What this task involves:
Print, word for word, the opening line of the data below and every line after it through the line that contains "ax = fig.add_axes([0.1317, 0.1459, 0.8631, 0.8156])", but not the pictures.

Entries with chart source code:
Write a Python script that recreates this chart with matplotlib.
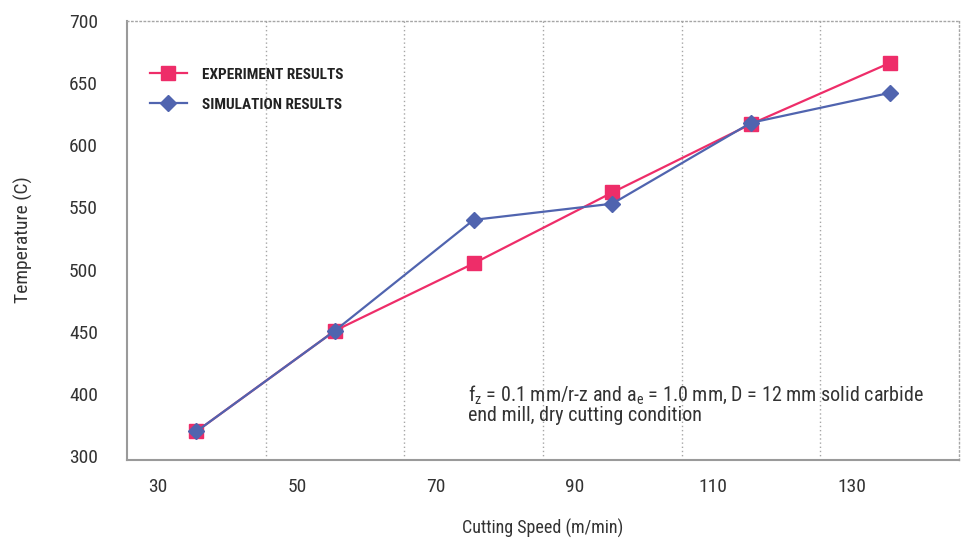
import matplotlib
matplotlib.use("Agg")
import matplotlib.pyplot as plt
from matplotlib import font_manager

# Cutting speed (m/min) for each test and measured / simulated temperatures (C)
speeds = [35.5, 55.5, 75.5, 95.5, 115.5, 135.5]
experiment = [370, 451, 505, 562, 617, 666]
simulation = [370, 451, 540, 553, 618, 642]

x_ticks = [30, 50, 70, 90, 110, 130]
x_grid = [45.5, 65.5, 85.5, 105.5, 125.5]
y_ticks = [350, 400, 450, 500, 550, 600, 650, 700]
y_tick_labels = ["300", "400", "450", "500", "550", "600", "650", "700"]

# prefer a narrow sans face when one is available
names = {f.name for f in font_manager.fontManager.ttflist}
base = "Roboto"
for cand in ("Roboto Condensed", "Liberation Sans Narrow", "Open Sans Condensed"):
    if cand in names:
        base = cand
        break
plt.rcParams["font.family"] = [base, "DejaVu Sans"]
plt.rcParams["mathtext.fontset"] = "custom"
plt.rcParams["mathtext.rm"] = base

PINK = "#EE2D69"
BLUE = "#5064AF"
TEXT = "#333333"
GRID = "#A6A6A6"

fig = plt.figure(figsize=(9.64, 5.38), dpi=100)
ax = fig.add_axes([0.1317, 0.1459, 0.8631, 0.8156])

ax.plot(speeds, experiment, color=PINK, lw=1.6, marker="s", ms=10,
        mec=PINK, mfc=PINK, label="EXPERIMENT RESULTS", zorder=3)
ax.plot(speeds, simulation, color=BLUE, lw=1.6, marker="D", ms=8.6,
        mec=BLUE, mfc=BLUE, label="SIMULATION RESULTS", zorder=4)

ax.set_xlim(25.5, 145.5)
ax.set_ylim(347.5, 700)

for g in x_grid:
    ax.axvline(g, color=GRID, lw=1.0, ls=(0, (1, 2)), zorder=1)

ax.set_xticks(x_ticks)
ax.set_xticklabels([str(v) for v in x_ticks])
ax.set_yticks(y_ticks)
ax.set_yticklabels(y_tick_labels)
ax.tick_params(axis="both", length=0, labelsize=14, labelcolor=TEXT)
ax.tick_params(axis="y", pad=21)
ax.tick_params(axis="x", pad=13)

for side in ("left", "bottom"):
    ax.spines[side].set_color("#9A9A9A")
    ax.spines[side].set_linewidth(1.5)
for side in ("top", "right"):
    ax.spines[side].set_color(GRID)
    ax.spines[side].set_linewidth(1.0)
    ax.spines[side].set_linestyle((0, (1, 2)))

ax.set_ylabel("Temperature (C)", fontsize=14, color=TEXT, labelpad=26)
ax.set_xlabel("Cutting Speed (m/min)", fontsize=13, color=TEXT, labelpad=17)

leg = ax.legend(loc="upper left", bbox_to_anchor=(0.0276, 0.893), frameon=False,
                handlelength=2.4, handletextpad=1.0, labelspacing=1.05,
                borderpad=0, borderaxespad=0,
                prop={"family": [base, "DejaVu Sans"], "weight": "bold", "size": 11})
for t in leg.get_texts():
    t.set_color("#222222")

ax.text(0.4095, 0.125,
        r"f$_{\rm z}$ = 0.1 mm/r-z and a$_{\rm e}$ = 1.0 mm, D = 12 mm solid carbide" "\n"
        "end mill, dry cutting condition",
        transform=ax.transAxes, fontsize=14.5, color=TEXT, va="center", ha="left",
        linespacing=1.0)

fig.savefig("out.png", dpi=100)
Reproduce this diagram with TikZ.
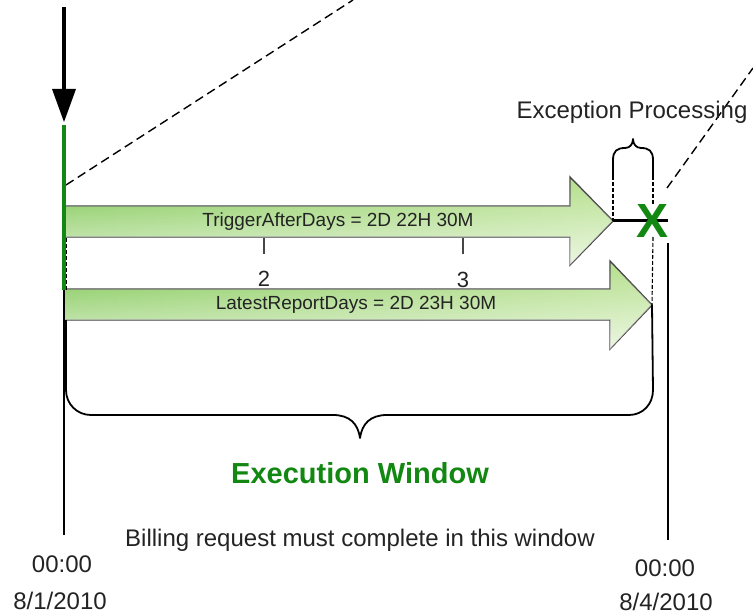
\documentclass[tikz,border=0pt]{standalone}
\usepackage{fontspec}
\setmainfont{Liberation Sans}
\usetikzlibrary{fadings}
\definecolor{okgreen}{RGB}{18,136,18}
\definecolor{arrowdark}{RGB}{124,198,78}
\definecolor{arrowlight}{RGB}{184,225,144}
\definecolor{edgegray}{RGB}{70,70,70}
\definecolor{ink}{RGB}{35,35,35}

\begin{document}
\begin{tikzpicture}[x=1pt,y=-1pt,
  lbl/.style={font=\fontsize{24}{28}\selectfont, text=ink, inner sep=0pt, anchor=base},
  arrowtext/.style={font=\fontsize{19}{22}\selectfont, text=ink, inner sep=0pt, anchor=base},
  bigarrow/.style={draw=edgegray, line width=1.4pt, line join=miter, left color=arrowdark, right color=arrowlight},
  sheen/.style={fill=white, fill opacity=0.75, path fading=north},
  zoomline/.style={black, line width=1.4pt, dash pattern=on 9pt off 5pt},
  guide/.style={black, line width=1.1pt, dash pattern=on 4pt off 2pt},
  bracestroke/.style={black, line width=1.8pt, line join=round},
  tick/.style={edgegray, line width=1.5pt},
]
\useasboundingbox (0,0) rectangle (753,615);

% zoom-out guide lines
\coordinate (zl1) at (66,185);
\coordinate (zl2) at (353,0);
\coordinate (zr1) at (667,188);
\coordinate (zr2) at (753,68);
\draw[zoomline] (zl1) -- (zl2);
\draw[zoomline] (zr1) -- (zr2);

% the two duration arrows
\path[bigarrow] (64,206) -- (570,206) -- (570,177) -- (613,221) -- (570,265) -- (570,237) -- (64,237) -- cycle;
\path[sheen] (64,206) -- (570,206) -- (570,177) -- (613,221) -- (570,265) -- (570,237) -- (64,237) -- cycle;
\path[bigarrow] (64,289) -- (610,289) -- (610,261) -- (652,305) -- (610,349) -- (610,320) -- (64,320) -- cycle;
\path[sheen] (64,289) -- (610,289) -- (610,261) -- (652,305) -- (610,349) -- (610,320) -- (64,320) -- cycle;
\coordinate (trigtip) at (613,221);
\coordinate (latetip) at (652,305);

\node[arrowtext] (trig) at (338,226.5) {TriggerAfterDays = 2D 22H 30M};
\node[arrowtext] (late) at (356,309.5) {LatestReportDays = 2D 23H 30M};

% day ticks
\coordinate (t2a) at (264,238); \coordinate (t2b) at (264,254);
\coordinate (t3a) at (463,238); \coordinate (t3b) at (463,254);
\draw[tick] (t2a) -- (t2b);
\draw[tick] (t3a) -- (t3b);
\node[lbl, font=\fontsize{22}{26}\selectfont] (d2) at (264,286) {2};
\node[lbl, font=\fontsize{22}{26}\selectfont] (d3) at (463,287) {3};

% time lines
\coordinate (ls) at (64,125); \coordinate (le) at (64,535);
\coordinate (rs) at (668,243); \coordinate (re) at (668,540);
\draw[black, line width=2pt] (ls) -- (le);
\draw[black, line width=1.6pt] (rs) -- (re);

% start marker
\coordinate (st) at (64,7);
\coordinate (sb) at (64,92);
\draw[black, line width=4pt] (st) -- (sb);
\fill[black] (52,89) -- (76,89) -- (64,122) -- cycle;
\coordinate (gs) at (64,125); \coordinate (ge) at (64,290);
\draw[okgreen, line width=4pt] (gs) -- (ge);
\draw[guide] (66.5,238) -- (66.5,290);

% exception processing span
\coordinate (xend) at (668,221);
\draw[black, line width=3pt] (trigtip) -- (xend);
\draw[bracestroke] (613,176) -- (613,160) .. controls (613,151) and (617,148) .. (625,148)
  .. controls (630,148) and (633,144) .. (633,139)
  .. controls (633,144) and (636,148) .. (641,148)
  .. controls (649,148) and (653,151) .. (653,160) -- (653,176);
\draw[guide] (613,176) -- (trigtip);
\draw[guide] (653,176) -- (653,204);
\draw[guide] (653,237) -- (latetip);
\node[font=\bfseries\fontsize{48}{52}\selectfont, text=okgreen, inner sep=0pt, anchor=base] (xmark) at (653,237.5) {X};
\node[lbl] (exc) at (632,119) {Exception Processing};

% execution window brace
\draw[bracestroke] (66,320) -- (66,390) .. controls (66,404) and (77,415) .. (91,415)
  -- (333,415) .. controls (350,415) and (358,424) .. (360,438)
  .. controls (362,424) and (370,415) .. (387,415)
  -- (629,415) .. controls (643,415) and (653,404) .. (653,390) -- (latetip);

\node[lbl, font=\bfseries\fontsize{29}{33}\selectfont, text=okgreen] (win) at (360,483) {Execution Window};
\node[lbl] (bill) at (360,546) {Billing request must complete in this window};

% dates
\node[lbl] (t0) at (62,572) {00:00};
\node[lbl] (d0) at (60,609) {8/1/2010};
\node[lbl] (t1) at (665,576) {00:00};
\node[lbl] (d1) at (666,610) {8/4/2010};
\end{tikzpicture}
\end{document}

Complete response:
Write a Python script that recreates this chart with matplotlib.
import matplotlib
matplotlib.use("Agg")
import matplotlib.pyplot as plt
from matplotlib import font_manager

# Cutting speed (m/min) for each test and measured / simulated temperatures (C)
speeds = [35.5, 55.5, 75.5, 95.5, 115.5, 135.5]
experiment = [370, 451, 505, 562, 617, 666]
simulation = [370, 451, 540, 553, 618, 642]

x_ticks = [30, 50, 70, 90, 110, 130]
x_grid = [45.5, 65.5, 85.5, 105.5, 125.5]
y_ticks = [350, 400, 450, 500, 550, 600, 650, 700]
y_tick_labels = ["300", "400", "450", "500", "550", "600", "650", "700"]

# prefer a narrow sans face when one is available
names = {f.name for f in font_manager.fontManager.ttflist}
base = "Roboto"
for cand in ("Roboto Condensed", "Liberation Sans Narrow", "Open Sans Condensed"):
    if cand in names:
        base = cand
        break
plt.rcParams["font.family"] = [base, "DejaVu Sans"]
plt.rcParams["mathtext.fontset"] = "custom"
plt.rcParams["mathtext.rm"] = base

PINK = "#EE2D69"
BLUE = "#5064AF"
TEXT = "#333333"
GRID = "#A6A6A6"

fig = plt.figure(figsize=(9.64, 5.38), dpi=100)
ax = fig.add_axes([0.1317, 0.1459, 0.8631, 0.8156])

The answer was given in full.